Questione di tempi. Anche per il coach: Stotts è, forse, il più sottovalutato, il meno discusso, il più adombrato dallo straripamento della sua coppia di guardie, eppure le sue scelte sono risultate decisive quando, sul -17, nemmeno sua madre avrebbe scommesso su di lui. Il sapiente dosaggio delle sue “spezie” Collins, prima, e Turner, poi, ha semplicemente spezzato il fiato a Denver, ove di ossigeno già se ne respira pochino. La sua impresa va valorizzata tanto più per via dell’assenza di Nurkic, altro giocatore-chiave di presente e futuro a Portland, ove, ne siamo certi, si farà a gara per rimanere, con un trio di stelle, anche giovani, di questa qualità. E, se Collins e Turner sono comprimari…
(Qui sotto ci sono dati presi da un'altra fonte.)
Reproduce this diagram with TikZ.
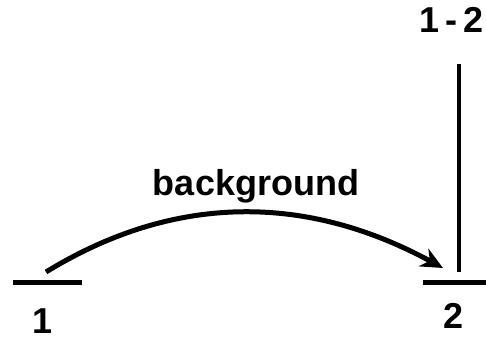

E ora? Beh, non resta che fare i pronostici. Per noi, come finora abbiamo sempre sostenuto, il pronostico resta favorevole per chi parte col fattore-campo a proprio vantaggio: per forza, gioco e continuità, perché, per un anno intero, hanno dimostrato di aver qualcosa in più. O, semplicemente, perché lo meritano. Ci aspettiamo smentite da parte di Dame o di Leonard, che faranno di tutto per non mostrarsi d’accordo: vero che, finora, sono latitate eliminazioni imprevedibili ma, sul piano del gioco, di belle sorprese ne abbiamo avute tante, forse anche più che in passato, dunque why not?